> _Data lines_:

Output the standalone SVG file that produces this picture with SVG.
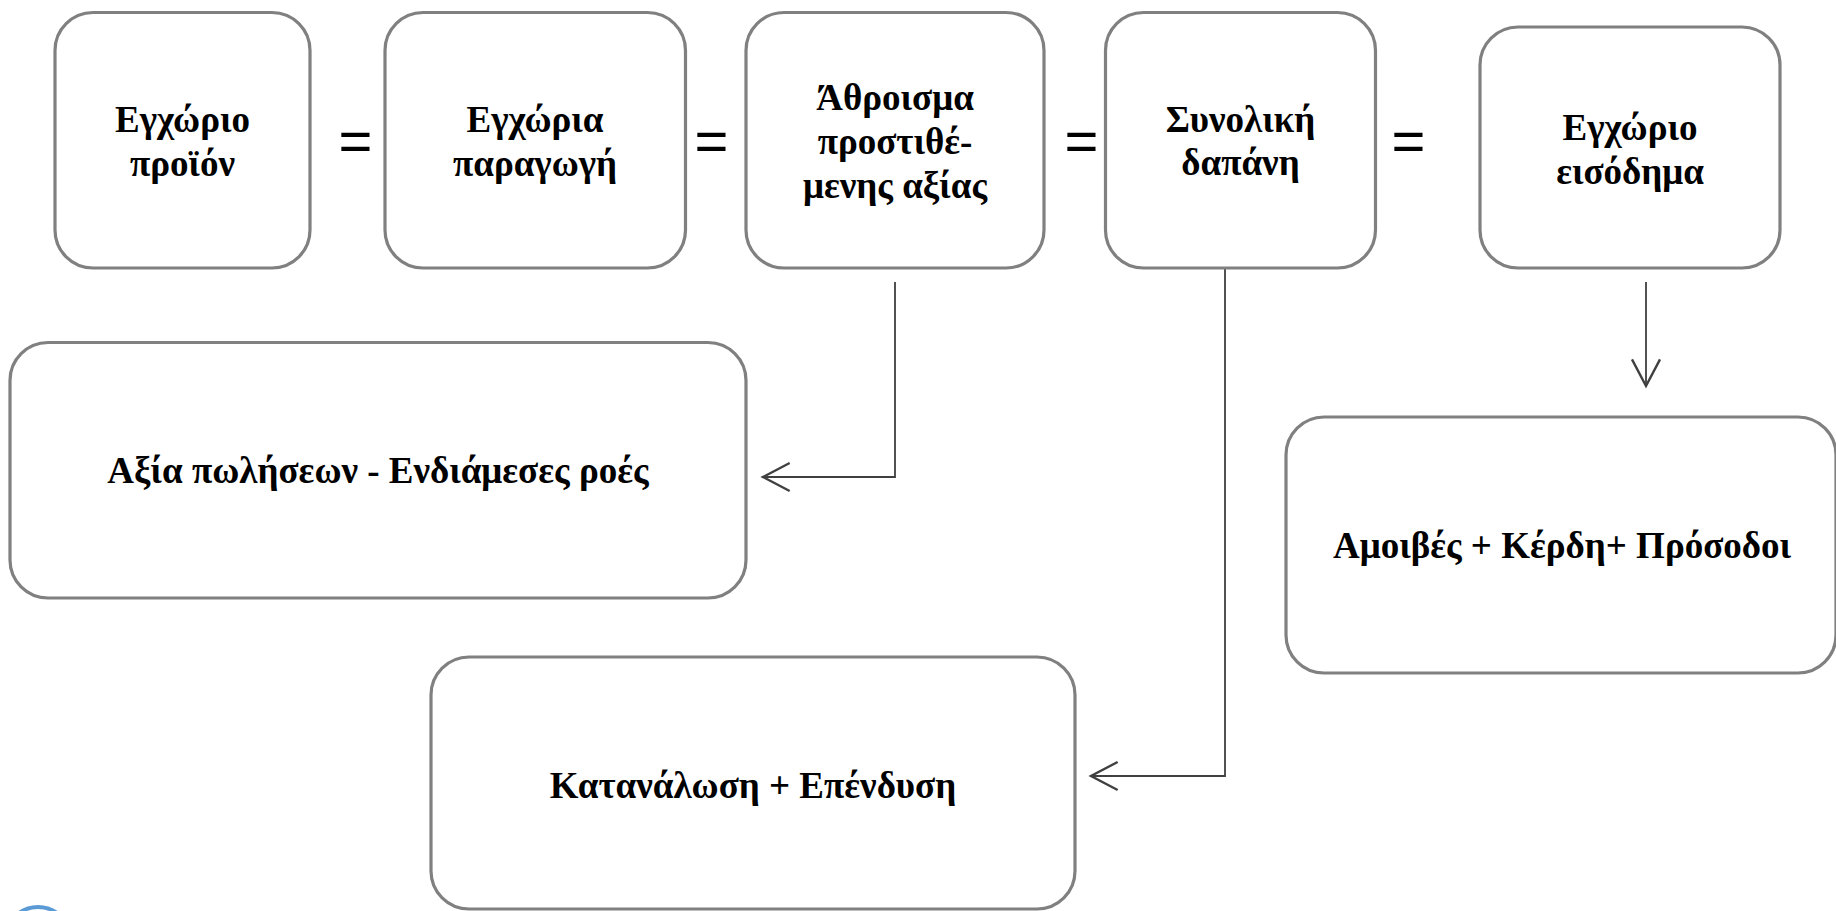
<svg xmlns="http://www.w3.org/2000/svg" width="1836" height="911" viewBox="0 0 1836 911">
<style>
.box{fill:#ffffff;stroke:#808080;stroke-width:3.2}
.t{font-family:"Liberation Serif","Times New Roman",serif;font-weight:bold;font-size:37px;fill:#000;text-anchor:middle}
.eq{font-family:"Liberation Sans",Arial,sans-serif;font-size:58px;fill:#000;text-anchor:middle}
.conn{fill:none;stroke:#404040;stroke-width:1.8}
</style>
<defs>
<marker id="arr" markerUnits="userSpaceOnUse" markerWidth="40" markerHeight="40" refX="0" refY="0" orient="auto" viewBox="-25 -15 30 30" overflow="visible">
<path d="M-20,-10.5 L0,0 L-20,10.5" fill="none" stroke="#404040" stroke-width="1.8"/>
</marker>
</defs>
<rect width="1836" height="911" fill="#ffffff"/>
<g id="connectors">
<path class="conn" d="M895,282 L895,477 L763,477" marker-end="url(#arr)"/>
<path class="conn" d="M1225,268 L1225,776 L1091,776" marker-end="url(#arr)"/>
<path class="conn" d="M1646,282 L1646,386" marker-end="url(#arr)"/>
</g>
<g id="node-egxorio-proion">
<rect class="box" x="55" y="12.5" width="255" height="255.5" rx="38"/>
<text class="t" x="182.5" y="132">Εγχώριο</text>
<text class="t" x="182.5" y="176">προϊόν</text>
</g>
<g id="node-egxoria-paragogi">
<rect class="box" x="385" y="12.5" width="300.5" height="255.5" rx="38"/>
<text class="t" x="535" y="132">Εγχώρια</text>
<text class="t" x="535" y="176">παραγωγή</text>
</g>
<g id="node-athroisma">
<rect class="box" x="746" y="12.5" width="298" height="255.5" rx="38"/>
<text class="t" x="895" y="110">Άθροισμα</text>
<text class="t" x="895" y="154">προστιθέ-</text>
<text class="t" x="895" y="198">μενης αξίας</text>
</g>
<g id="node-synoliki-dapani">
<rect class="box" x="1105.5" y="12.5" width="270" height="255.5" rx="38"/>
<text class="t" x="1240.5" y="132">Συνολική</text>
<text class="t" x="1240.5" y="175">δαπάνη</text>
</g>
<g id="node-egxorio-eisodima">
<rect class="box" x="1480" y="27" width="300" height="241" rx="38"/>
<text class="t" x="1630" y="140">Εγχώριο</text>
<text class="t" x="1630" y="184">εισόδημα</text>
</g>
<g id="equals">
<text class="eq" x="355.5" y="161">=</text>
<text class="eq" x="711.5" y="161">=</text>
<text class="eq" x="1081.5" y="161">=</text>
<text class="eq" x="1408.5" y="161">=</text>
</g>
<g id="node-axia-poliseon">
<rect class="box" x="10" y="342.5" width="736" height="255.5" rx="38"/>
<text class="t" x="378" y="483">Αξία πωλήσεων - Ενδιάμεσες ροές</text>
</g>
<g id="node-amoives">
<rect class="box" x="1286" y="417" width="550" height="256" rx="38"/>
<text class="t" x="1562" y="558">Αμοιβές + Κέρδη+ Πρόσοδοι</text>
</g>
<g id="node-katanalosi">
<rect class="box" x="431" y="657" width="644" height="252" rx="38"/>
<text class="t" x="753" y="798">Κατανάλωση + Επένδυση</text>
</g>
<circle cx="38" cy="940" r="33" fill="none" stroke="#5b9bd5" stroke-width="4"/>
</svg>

> _Instruction_:
Exclude every picture and copy the remaining data exactly.

> _The solution_:
Output the standalone SVG file that produces this picture with SVG.
<svg xmlns="http://www.w3.org/2000/svg" width="1836" height="911" viewBox="0 0 1836 911">
<style>
.box{fill:#ffffff;stroke:#808080;stroke-width:3.2}
.t{font-family:"Liberation Serif","Times New Roman",serif;font-weight:bold;font-size:37px;fill:#000;text-anchor:middle}
.eq{font-family:"Liberation Sans",Arial,sans-serif;font-size:58px;fill:#000;text-anchor:middle}
.conn{fill:none;stroke:#404040;stroke-width:1.8}
</style>
<defs>
<marker id="arr" markerUnits="userSpaceOnUse" markerWidth="40" markerHeight="40" refX="0" refY="0" orient="auto" viewBox="-25 -15 30 30" overflow="visible">
<path d="M-20,-10.5 L0,0 L-20,10.5" fill="none" stroke="#404040" stroke-width="1.8"/>
</marker>
</defs>
<rect width="1836" height="911" fill="#ffffff"/>
<g id="connectors">
<path class="conn" d="M895,282 L895,477 L763,477" marker-end="url(#arr)"/>
<path class="conn" d="M1225,268 L1225,776 L1091,776" marker-end="url(#arr)"/>
<path class="conn" d="M1646,282 L1646,386" marker-end="url(#arr)"/>
</g>
<g id="node-egxorio-proion">
<rect class="box" x="55" y="12.5" width="255" height="255.5" rx="38"/>
<text class="t" x="182.5" y="132">Εγχώριο</text>
<text class="t" x="182.5" y="176">προϊόν</text>
</g>
<g id="node-egxoria-paragogi">
<rect class="box" x="385" y="12.5" width="300.5" height="255.5" rx="38"/>
<text class="t" x="535" y="132">Εγχώρια</text>
<text class="t" x="535" y="176">παραγωγή</text>
</g>
<g id="node-athroisma">
<rect class="box" x="746" y="12.5" width="298" height="255.5" rx="38"/>
<text class="t" x="895" y="110">Άθροισμα</text>
<text class="t" x="895" y="154">προστιθέ-</text>
<text class="t" x="895" y="198">μενης αξίας</text>
</g>
<g id="node-synoliki-dapani">
<rect class="box" x="1105.5" y="12.5" width="270" height="255.5" rx="38"/>
<text class="t" x="1240.5" y="132">Συνολική</text>
<text class="t" x="1240.5" y="175">δαπάνη</text>
</g>
<g id="node-egxorio-eisodima">
<rect class="box" x="1480" y="27" width="300" height="241" rx="38"/>
<text class="t" x="1630" y="140">Εγχώριο</text>
<text class="t" x="1630" y="184">εισόδημα</text>
</g>
<g id="equals">
<text class="eq" x="355.5" y="161">=</text>
<text class="eq" x="711.5" y="161">=</text>
<text class="eq" x="1081.5" y="161">=</text>
<text class="eq" x="1408.5" y="161">=</text>
</g>
<g id="node-axia-poliseon">
<rect class="box" x="10" y="342.5" width="736" height="255.5" rx="38"/>
<text class="t" x="378" y="483">Αξία πωλήσεων - Ενδιάμεσες ροές</text>
</g>
<g id="node-amoives">
<rect class="box" x="1286" y="417" width="550" height="256" rx="38"/>
<text class="t" x="1562" y="558">Αμοιβές + Κέρδη+ Πρόσοδοι</text>
</g>
<g id="node-katanalosi">
<rect class="box" x="431" y="657" width="644" height="252" rx="38"/>
<text class="t" x="753" y="798">Κατανάλωση + Επένδυση</text>
</g>
<circle cx="38" cy="940" r="33" fill="none" stroke="#5b9bd5" stroke-width="4"/>
</svg>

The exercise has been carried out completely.